Logging URLs

Lockie

Hi,

Alittle while ago I posted this post:
https://forum.netgate.com/topic/168568/logging-urls

However, since it's had zero replies I thought I'd ask again in another section.

I'd like to learn but also execute a mthod of logging/recording and viewing the URLs which are visited within my network. What would be even better is to be able to view entire URLs, not simply the high level domain (or whatever the correct term is).

I'm aware that one way of doing this is Squid and LightSquid. However, this method seems rather complex and from what I've read has a number of drawbacks with maintainence and certificates.

Given how powerful pfSense is, I'm surprised there isn't a simpiler more focused method of gaining URLs or even a package dedicated to doing so, but ofcourse I don't full understand networking, so my assumptions are ignorant.

Back to the question, is there a simplier method than Squid of logging and viewing URLs? Is there a new package which might not be well known that makes it easier? etc. Please help.

Many Thanks

johnpoz

@lockie said in Logging URLs:

What would be even better is to be able to view entire URLs, not simply the high level domain

And how would you accomplish this in a HTTPS connection? While traffic in the clear HTTP might be possible to sniff the traffic and log all gets and some magic on keeping track of the full parent path since once a connection is made the actual get wouldn't have to include the full url, but could just be the relative path, etc.

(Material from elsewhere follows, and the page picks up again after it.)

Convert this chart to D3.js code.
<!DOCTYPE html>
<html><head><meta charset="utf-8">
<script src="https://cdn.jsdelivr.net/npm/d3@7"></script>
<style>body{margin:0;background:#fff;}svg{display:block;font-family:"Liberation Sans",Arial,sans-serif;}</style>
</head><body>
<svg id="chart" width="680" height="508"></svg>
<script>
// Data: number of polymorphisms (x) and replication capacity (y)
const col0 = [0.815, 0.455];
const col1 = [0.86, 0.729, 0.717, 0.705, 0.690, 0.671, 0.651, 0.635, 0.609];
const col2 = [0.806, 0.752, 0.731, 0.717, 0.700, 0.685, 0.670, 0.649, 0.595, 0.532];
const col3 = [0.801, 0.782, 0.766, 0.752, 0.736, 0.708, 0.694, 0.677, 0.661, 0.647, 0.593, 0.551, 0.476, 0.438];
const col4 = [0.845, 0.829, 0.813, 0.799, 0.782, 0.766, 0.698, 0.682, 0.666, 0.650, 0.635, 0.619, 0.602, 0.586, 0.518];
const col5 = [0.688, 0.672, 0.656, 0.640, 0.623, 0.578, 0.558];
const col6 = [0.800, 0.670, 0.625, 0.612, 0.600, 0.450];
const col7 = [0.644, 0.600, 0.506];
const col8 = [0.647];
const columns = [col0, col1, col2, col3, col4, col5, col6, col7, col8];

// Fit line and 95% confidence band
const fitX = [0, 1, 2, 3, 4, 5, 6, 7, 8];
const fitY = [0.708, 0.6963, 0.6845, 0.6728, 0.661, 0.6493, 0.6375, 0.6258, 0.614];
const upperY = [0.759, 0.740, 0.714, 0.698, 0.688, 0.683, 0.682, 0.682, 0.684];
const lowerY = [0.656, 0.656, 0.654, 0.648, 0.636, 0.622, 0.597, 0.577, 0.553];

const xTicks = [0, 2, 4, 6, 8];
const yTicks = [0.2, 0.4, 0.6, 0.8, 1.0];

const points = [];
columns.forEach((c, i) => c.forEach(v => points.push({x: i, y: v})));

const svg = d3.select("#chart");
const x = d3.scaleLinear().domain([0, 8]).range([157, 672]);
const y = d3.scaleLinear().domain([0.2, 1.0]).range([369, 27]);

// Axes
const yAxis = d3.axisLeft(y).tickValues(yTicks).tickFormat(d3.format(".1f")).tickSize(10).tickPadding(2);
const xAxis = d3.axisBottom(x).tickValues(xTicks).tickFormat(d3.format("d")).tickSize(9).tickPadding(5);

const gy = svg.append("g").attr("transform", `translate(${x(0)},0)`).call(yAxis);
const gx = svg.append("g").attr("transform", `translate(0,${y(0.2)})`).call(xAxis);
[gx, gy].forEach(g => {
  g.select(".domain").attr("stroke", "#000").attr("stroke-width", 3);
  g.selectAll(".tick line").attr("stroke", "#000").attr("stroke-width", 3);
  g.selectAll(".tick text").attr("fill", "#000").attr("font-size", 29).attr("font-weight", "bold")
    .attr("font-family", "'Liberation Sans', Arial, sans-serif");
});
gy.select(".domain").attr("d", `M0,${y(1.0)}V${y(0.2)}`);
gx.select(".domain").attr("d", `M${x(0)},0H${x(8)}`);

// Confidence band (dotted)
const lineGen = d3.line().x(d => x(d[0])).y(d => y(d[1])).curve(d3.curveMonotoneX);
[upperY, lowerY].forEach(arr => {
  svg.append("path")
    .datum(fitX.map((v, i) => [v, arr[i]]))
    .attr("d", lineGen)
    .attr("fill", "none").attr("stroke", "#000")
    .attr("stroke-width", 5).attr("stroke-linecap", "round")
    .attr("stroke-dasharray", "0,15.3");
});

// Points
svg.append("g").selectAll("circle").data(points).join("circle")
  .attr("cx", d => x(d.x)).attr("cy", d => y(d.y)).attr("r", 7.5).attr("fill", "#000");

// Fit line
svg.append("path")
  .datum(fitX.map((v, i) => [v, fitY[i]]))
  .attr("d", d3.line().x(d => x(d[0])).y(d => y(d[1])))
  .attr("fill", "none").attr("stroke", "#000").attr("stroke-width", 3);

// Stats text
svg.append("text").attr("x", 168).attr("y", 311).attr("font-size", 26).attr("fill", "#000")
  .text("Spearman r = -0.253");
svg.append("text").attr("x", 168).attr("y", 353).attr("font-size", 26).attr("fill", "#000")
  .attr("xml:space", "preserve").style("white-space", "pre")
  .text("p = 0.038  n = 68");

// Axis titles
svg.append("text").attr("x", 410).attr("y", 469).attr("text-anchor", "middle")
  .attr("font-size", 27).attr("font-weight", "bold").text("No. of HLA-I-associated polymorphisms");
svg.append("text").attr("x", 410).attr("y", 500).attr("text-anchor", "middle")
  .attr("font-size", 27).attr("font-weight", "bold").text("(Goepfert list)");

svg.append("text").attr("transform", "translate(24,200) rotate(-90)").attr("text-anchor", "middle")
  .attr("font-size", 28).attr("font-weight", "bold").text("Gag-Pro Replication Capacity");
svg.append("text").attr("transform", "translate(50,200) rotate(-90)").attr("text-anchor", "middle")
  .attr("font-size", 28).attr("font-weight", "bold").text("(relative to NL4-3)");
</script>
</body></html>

With https - the fqdn could be seen in the handshake (unless using esni (encrypted sni)) or the new replacement ech (encrypted client hello) is being used, so could be possible to sniff that info. But once the secure connection is completed any further info on the url like www.domain.tld/whatever/something.html etc. would be inside the encrypted connection and pfsense would have no way of seeing that unless you were doing full MITM (man in the middle) interception of all the traffic.

The only way to log urls is to do so at a proxy. And for https you would have to be doing full mitm. Which isn't easy, and without full control of the browser or device having it trust your mitm certs you create. Just plain impossible.

Without something like a proxy, the best that can be done really is logging of dns queries. This will get you the top level of where a client is wanting to go, say www.somedomain.tld but any details below what would not be in the dns query. And just because a dns query is made doesn't always mean the whatever actually went there, it could just be a test of dns to validate that - and might not actually make a connection to there.

If you want to track urls a client goes to, really need to do that at the client with some software. Since the client is really the only place you would have access to see where the client is wanting to go, even with https traffic.

So while sure it might be possible to work out something for your http traffic, with the vast majority of all internet traffic these days being https. The info you could glean would be sporadic and incomplete at best.

dma_pf

@lockie said in Logging URLs:

Given how powerful pfSense is, I'm surprised there isn't a simpiler more focused method of gaining URLs or even a package dedicated to doing so, but ofcourse I don't full understand networking, so my assumptions are ignorant.

I think it would help if you read up a bit on how routing on the internet works. Nothing that is routed out on the internet is actually traveling across the internet looking for a domain name. So when you type www.google.com in your browser the client is not sending out packets to the internet looking for www.google.com. There is no mechanism for traffic to get routed in that manner on the internet and pfsense has no way of sending out any packets in that manner to log it.

What happens is that when your browser wants to send you to www.google.com it first has to get the actual numerical address (ip address) out in the internet where google's server are located. So the first thing that happens is a request goes to a DNS server to get the ip address to google's server. This can be done directly through pfsense (via unbound), or any other DNS server configured in pfsense (via forwarder) or directly from the client via the client's configured DNS settings which completely bypasses pfsense.

Once the IP address is retrieved pfSense can now create a packet that is sent out. If you look at your firewall logs you can see all of the places that pfSense has sent traffic to (assuming you have a rule to log all outbound traffic). If you look at the firewall logs you will see that you never see a FQDN in the logs because the FQDN is never known to pfSense in packets it sent out. All it knows is the IP address. If you click the ! by the destination IP address in the firewall logs pfsense will go out to the internet and do a reverse DNS lookup to find the FQDN for that particular IP address. PfSense has no built in functionality to do automated reverse DNS lookups for traffic on an interface.

johnpoz

@dma_pf said in Logging URLs:

PfSense has no built in functionality to do automated reverse DNS lookups for traffic on an interface.

Even if you do the reverse - that is rarely going to tell you the fqdn used to access that IP.. And for sure not the full url.

Even in the days before CDN, a site hosted on specific server most always hosted multiple sites via 1 IP.. and the reverse of this IP might be something like serverXYZ.hostingdomain.tld

This PTR for that IP might tell you the name of the server the site is hosted on, it would not tell you that you went to www.funstuff.com ;) and that server might host loads of other stuff like not.funatall.net etc..

But yeah your correct the only thing the firewall/router part of pfsense would know is the IPs and ports involved in the conversation that it either allowed or blocked. Now the dns part of pfsense would know the fqdn you asked for to find that IP.. But again it wouldn't have a clue to the actual full url being requested www.funstuff.com/whatIwanttosee/index.php etc..